An Interesting Point on the Incentives of Medical Schools

In chatting with my nephew who is in medical school over the weekend, he brought up a point of which I had been unaware. Medical schools have strong incentives to grant degrees to any student they actually accept into medical school, regardless of the individual’s suitability to the profession or skills. Very, very few students transfer into medical schools and, because of the way medical schools are organized, they don’t expand next year’s entering class to make up for dropouts. That means that the revenue that a student who leaves the program would mean is lost to the school.

Essentially, he was saying that the only people who don’t come out of a medical degree program with a medical degree are those who drop out.
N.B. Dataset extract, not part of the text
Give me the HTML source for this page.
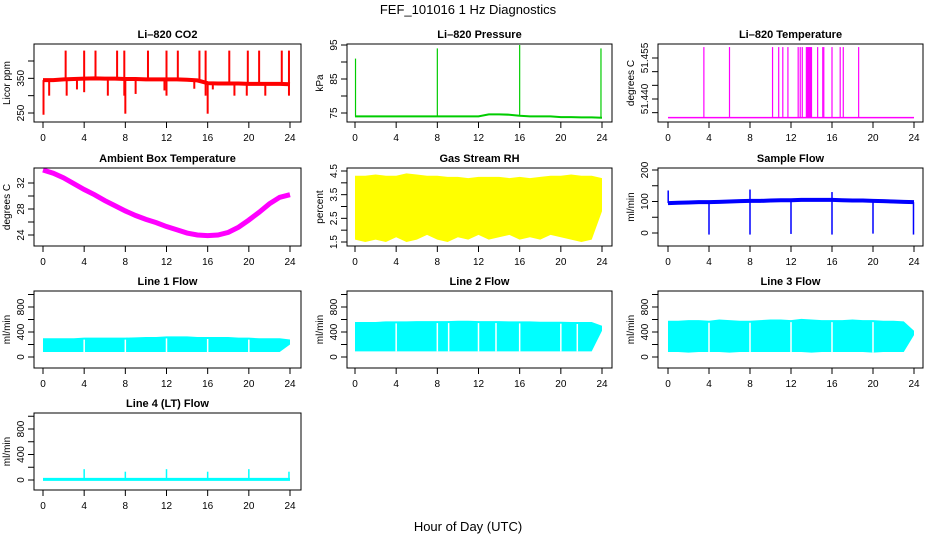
<!DOCTYPE html>
<html><head><meta charset="utf-8"><style>
html,body{margin:0;padding:0;background:#fff}
svg{display:block;font-family:"Liberation Sans",sans-serif}
</style></head><body>
<svg id="c" width="936" height="540" viewBox="0 0 936 540">
<text x="468" y="14" text-anchor="middle" font-size="13">FEF_101016  1 Hz Diagnostics</text>
<text x="468" y="531" text-anchor="middle" font-size="13">Hour of Day (UTC)</text>
</svg>
<script>
const hours=[0,1,2,3,4,5,6,7,8,9,10,11,12,13,14,15,16,17,18,19,20,21,22,23,24];
const xTicks=[0,4,8,12,16,20,24];
// CO2
const co2Base=[345,345,347,348,349,350,349,349,348,348,347,347,347,347,346,344,336,335,335,335,334,334,334,334,333];
const co2SpikeH=[2.2,4.0,5.1,7.2,7.9,10.2,12.0,13.1,15.2,15.8,18.1,19.9,21.0,23.2,23.9];
const co2SpikeV=[430,430,430,430,430,430,430,430,430,430,430,430,430,430,430];
const co2DipH=[0.05,0.6,2.3,3.3,4.0,6.3,7.9,8.0,9.0,11.8,12.0,14.7,15.8,16.0,16.5,18.6,19.8,21.6,23.9];
const co2DipV=[245,300,300,318,310,300,300,248,305,315,300,320,300,248,318,300,300,300,300];
// Pressure
const presBase=[74,74,74,74,74,74,74,74,74,74,74,74,74,74.6,74.6,74.5,74.2,74,74,74,73.8,73.8,73.7,73.7,73.6];
const presSpikeH=[0.05,8.0,16.0,23.9];
const presSpikeV=[91,94,95,94];
// Li-820 temperature
const ltBase=51.4332;
const ltSpikeH=[3.5,6.0,10.2,10.8,11.2,11.7,12.7,12.9,13.1,13.5,13.6,13.7,13.8,13.9,14.0,14.6,15.1,15.2,16.0,16.8,17.1,18.6];
const ltSpikeV=[51.459,51.459,51.459,51.459,51.459,51.459,51.459,51.459,51.459,51.459,51.459,51.459,51.459,51.459,51.459,51.459,51.459,51.459,51.459,51.459,51.459,51.459];
// Ambient box temperature
const ambVals=[34,33.5,32.8,31.9,31,30.2,29.3,28.5,27.7,27,26.4,25.9,25.3,24.8,24.3,24,23.9,24,24.4,25.2,26.3,27.5,28.8,29.8,30.2];
// Gas stream RH
const rhHigh=[4.3,4.3,4.35,4.3,4.3,4.4,4.35,4.3,4.3,4.25,4.25,4.2,4.25,4.25,4.25,4.2,4.25,4.2,4.25,4.3,4.3,4.35,4.3,4.3,4.2];
const rhLow=[1.6,1.5,1.6,1.5,1.7,1.5,1.6,1.8,1.6,1.5,1.7,1.6,1.8,1.6,1.7,1.8,1.6,1.7,1.6,1.8,1.7,1.6,1.5,1.6,2.8];
// Sample flow
const sfBase=[95,96,97,98,98,99,100,101,102,102,103,104,104,105,105,105,105,104,103,103,102,101,100,99,98];
const sfDipH=[4,8,12,16,20,23.95];
const sfDipV=[-5,-5,-3,-5,-2,-5];
const sfSpikeH=[0.02,8.0,16.0];
const sfSpikeV=[135,138,130];
// Line flows
const l1High=[300,300,300,300,310,310,310,310,310,315,320,320,330,330,330,320,320,320,320,310,310,300,300,300,280];
const l1Low=[80,80,80,80,80,80,80,80,80,80,80,80,80,80,80,80,80,80,80,80,80,80,80,80,200];
const l1GapH=[4,8,12,16,20];
const l2High=[560,560,560,570,570,570,575,575,575,575,580,580,575,575,575,570,570,570,565,565,565,560,560,560,500];
const l2Low=[90,90,90,90,90,90,90,90,90,90,90,90,90,90,90,90,90,90,90,90,90,90,90,90,420];
const l2GapH=[4,8,9.1,12,13.7,16,20,21.6];
const l3High=[580,580,590,590,580,600,590,580,580,590,600,600,590,610,600,590,590,590,600,590,590,580,580,570,420];
const l3Low=[80,80,70,80,80,80,70,80,80,80,80,80,80,80,70,80,80,80,80,80,70,80,80,80,350];
const l3GapH=[4,8,12,16,20];
// Line 4 flow
const l4Base=[10,10,10,10,10,10,10,10,10,10,10,10,10,10,10,10,10,10,10,10,10,10,10,10,10];
const l4SpikeH=[4,8,12,16,20,23.9];
const l4SpikeV=[170,130,170,130,170,130];

const NS="http://www.w3.org/2000/svg";
const svg=document.getElementById('c');
function mk(tag,attrs,parent){const e=document.createElementNS(NS,tag);for(const k in attrs)e.setAttribute(k,attrs[k]);(parent||svg).appendChild(e);return e;}
const cols=[{bx:34,bw:267,x0:43,x1:290,yl:10},{bx:347,bw:265,x0:355,x1:602,yl:323},{bx:658,bw:265,x0:668,x1:914,yl:634}];
const rows=[{by:44,bh:78},{by:168,bh:78},{by:291,bh:77},{by:413,bh:77}];

function panel(o){
  const c=cols[o.col],r=rows[o.row];
  const g=mk('g',{});
  
  
  const X=h=>c.x0+(h/24)*(c.x1-c.x0);
  const Y=v=>o.py0+(v-o.v0)/(o.v1-o.v0)*(o.py1-o.py0);
  const t=mk('text',{x:c.bx+c.bw/2,y:r.by-6,'text-anchor':'middle','font-size':11,'font-weight':'bold'},g);
  t.textContent=o.title;
  
  
  const plot=mk('g',{},g);
  
  
  o.draw(plot,X,Y);
  const box=mk('rect',{x:c.bx,y:r.by,width:c.bw,height:r.bh,fill:'none',stroke:'#000','stroke-width':1},g);
  
  
  const xa=mk('g',{stroke:'#000','stroke-width':1},g);
  
  
  const yb=r.by+r.bh;
  mk('line',{x1:X(0),x2:X(24),y1:yb,y2:yb},xa);
  xTicks.forEach(h=>{
    mk('line',{x1:X(h),x2:X(h),y1:yb,y2:yb+6},xa);
    const tl=mk('text',{x:X(h),y:yb+19,'text-anchor':'middle','font-size':10,stroke:'none',fill:'#000'},xa);
    tl.textContent=h;
    
    
  });
  const ya=mk('g',{stroke:'#000','stroke-width':1},g);
  
  
  const yt=o.ticks;
  mk('line',{x1:c.bx,x2:c.bx,y1:Y(yt[0]),y2:Y(yt[yt.length-1])},ya);
  yt.forEach(v=>{
    mk('line',{x1:c.bx-6,x2:c.bx,y1:Y(v),y2:Y(v)},ya);
  });
  o.labels.forEach((v,i)=>{
    const lx=c.bx-10,ly=Y(v);
    const tl=mk('text',{x:lx,y:ly,'text-anchor':'middle','font-size':10,stroke:'none',fill:'#000',transform:`rotate(-90 ${lx} ${ly})`},ya);
    tl.textContent=o.labelText?o.labelText[i]:v;
    
    
  });
  const yly=r.by+r.bh/2;
  const yl=mk('text',{x:c.yl,y:yly,'text-anchor':'middle','font-size':10,transform:`rotate(-90 ${c.yl} ${yly})`},g);
  yl.textContent=o.ylab;
  
  
}
function linePath(p,X,Y,xs,vs,col,w){
  mk('polyline',{points:xs.map((h,i)=>X(h)+','+Y(vs[i])).join(' '),fill:'none',stroke:col,'stroke-width':w},p);
}
function spikes(p,X,Y,hs,vs,base,col,w){
  hs.forEach((h,i)=>{const b=Array.isArray(base)?base[Math.round(h)]:base;
    mk('line',{x1:X(h),x2:X(h),y1:Y(b),y2:Y(vs[i]),stroke:col,'stroke-width':w},p);});
}
function band(p,X,Y,hs,hi,lo,col){
  const pts=hs.map((h,i)=>X(h)+','+Y(hi[i])).concat(hs.slice().reverse().map((h,j)=>X(h)+','+Y(lo[hs.length-1-j])));
  mk('polygon',{points:pts.join(' '),fill:col,stroke:'none'},p);
}
function gaps(p,X,Y,hs,hi,lo){
  hs.forEach(h=>{const i=Math.round(h);mk('line',{x1:X(h),x2:X(h),y1:Y(hi[i])+2,y2:Y(lo[i]),stroke:'#fff','stroke-width':1.5},p);});
}

panel({name:'co2-panel',title:'Li\u2013820 CO2',ylab:'Licor ppm',col:0,row:0,v0:250,py0:113,v1:400,py1:61,ticks:[250,300,350,400],labels:[250,350],
 draw:(p,X,Y)=>{linePath(p,X,Y,hours,co2Base,'#f00',4);spikes(p,X,Y,co2SpikeH,co2SpikeV,co2Base,'#f00',2);spikes(p,X,Y,co2DipH,co2DipV,co2Base,'#f00',2);}});
panel({name:'pressure-panel',title:'Li\u2013820 Pressure',ylab:'kPa',col:1,row:0,v0:75,py0:113,v1:95,py1:45,ticks:[75,80,85,90,95],labels:[75,85,95],
 draw:(p,X,Y)=>{linePath(p,X,Y,hours,presBase,'#0c0',2);spikes(p,X,Y,presSpikeH,presSpikeV,presBase,'#0c0',1.2);}});
panel({name:'licor-temperature-panel',title:'Li\u2013820 Temperature',ylab:'degrees C',col:2,row:0,v0:51.440,py0:99,v1:51.455,py1:58,ticks:[51.435,51.440,51.445,51.450,51.455],labels:[51.440,51.455],labelText:['51.440','51.455'],
 draw:(p,X,Y)=>{mk('line',{x1:X(0),x2:X(24),y1:Y(ltBase),y2:Y(ltBase),stroke:'#f0f','stroke-width':1.5},p);spikes(p,X,Y,ltSpikeH,ltSpikeV,ltBase,'#f0f',1.2);}});
panel({name:'ambient-temperature-panel',title:'Ambient Box Temperature',ylab:'degrees C',col:0,row:1,v0:24,py0:235,v1:32,py1:183,ticks:[24,26,28,30,32],labels:[24,28,32],
 draw:(p,X,Y)=>{linePath(p,X,Y,hours,ambVals,'#f0f',5);}});
panel({name:'rh-panel',title:'Gas Stream RH',ylab:'percent',col:1,row:1,v0:1.5,py0:242,v1:4.5,py1:171,ticks:[1.5,2,2.5,3,3.5,4,4.5],labels:[1.5,2.5,3.5,4.5],
 draw:(p,X,Y)=>{band(p,X,Y,hours,rhHigh,rhLow,'#ff0');}});
panel({name:'sample-flow-panel',title:'Sample Flow',ylab:'ml/min',col:2,row:1,v0:0,py0:233,v1:200,py1:170,ticks:[0,50,100,150,200],labels:[0,100,200],
 draw:(p,X,Y)=>{linePath(p,X,Y,hours,sfBase,'#00f',4);spikes(p,X,Y,sfDipH,sfDipV,sfBase,'#00f',1.5);spikes(p,X,Y,sfSpikeH,sfSpikeV,sfBase,'#00f',1.5);}});
const flowT=[0,200,400,600,800,1000],flowL=[0,400,800];
panel({name:'line1-flow-panel',title:'Line 1 Flow',ylab:'ml/min',col:0,row:2,v0:0,py0:357,v1:800,py1:307,ticks:flowT,labels:flowL,
 draw:(p,X,Y)=>{band(p,X,Y,hours,l1High,l1Low,'#0ff');gaps(p,X,Y,l1GapH,l1High,l1Low);}});
panel({name:'line2-flow-panel',title:'Line 2 Flow',ylab:'ml/min',col:1,row:2,v0:0,py0:357,v1:800,py1:307,ticks:flowT,labels:flowL,
 draw:(p,X,Y)=>{band(p,X,Y,hours,l2High,l2Low,'#0ff');gaps(p,X,Y,l2GapH,l2High,l2Low);}});
panel({name:'line3-flow-panel',title:'Line 3 Flow',ylab:'ml/min',col:2,row:2,v0:0,py0:357,v1:800,py1:307,ticks:flowT,labels:flowL,
 draw:(p,X,Y)=>{band(p,X,Y,hours,l3High,l3Low,'#0ff');gaps(p,X,Y,l3GapH,l3High,l3Low);}});
panel({name:'line4-flow-panel',title:'Line 4 (LT) Flow',ylab:'ml/min',col:0,row:3,v0:0,py0:480,v1:800,py1:429,ticks:flowT,labels:flowL,
 draw:(p,X,Y)=>{linePath(p,X,Y,hours,l4Base,'#0ff',3);spikes(p,X,Y,l4SpikeH,l4SpikeV,l4Base,'#0ff',1.5);}});
</script>
</body></html>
Cheering thought.

1 comment… add one
  • Jimbino Link

    Isn’t this exactly like our elite schools? The vaunted importance of Harvard, for example, does not derive so much from the excellent teaching and learning that goes on there during four wasted years so much as from the recognition that anyone who managed to get into Harvard has to be smart and has to have proven himself as such in high school. That’s why it’s so easy to drop out of Harvard without losing anything, as did Bill Gates.

    More important to American education than Harvard, probably, are the trade schools, which regularly turn sows’ ears into silk purses. I’d love to see the results of a Harvard professor’s attempts to function in a trade school!